--- Supplied material ---

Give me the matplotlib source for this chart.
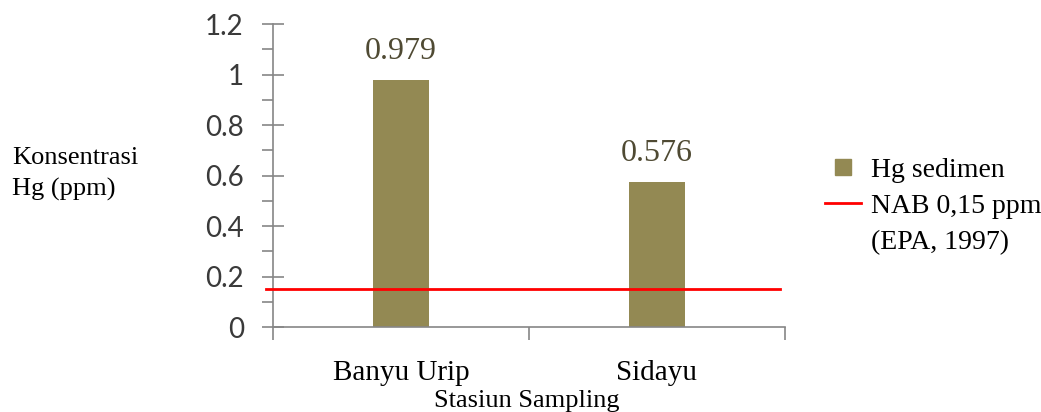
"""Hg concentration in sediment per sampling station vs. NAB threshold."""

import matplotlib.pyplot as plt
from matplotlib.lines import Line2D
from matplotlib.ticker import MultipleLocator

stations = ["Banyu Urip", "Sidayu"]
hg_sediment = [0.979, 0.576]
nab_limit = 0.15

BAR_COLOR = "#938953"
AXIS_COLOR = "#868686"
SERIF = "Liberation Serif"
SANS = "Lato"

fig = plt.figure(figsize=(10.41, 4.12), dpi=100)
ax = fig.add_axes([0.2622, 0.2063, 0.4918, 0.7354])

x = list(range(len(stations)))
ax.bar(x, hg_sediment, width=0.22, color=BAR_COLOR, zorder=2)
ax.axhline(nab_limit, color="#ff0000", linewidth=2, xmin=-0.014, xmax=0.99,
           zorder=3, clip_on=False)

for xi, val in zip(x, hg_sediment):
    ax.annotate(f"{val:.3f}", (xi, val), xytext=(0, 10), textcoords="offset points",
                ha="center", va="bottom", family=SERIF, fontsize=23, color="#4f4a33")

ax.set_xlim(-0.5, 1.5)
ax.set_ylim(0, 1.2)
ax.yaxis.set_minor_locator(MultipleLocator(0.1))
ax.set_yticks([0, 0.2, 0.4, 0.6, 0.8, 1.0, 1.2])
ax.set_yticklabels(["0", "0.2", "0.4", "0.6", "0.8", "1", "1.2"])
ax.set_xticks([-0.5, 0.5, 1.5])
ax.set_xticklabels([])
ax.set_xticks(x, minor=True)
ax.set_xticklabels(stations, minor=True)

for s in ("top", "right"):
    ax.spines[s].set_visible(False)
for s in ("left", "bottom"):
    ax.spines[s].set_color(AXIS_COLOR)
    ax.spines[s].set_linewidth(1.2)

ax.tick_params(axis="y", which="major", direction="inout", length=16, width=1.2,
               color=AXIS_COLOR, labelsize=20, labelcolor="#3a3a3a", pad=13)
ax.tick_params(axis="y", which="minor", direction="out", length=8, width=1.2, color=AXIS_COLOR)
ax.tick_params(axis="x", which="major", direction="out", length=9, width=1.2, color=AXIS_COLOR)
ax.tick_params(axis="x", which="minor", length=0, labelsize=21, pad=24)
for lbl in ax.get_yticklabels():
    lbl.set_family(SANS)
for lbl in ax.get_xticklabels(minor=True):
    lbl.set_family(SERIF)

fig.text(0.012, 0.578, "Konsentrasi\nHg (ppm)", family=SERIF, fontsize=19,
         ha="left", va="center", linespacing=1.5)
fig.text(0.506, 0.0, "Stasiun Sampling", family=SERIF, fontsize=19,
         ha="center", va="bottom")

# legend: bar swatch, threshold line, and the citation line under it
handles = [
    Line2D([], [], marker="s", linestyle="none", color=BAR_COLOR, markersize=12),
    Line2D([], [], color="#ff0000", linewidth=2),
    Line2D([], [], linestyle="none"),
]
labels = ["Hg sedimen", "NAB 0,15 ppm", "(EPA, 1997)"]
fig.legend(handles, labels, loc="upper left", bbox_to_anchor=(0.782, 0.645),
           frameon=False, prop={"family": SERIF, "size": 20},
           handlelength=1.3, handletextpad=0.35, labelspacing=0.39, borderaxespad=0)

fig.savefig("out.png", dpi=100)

---

Required task
Write out nothing but the lines from the start of the data through the line with "ax = fig.add_axes([0.2622, 0.2063, 0.4918, 0.7354])". Leave out the pictures.

Solution to the exercise
Give me the matplotlib source for this chart.
"""Hg concentration in sediment per sampling station vs. NAB threshold."""

import matplotlib.pyplot as plt
from matplotlib.lines import Line2D
from matplotlib.ticker import MultipleLocator

stations = ["Banyu Urip", "Sidayu"]
hg_sediment = [0.979, 0.576]
nab_limit = 0.15

BAR_COLOR = "#938953"
AXIS_COLOR = "#868686"
SERIF = "Liberation Serif"
SANS = "Lato"

fig = plt.figure(figsize=(10.41, 4.12), dpi=100)
ax = fig.add_axes([0.2622, 0.2063, 0.4918, 0.7354])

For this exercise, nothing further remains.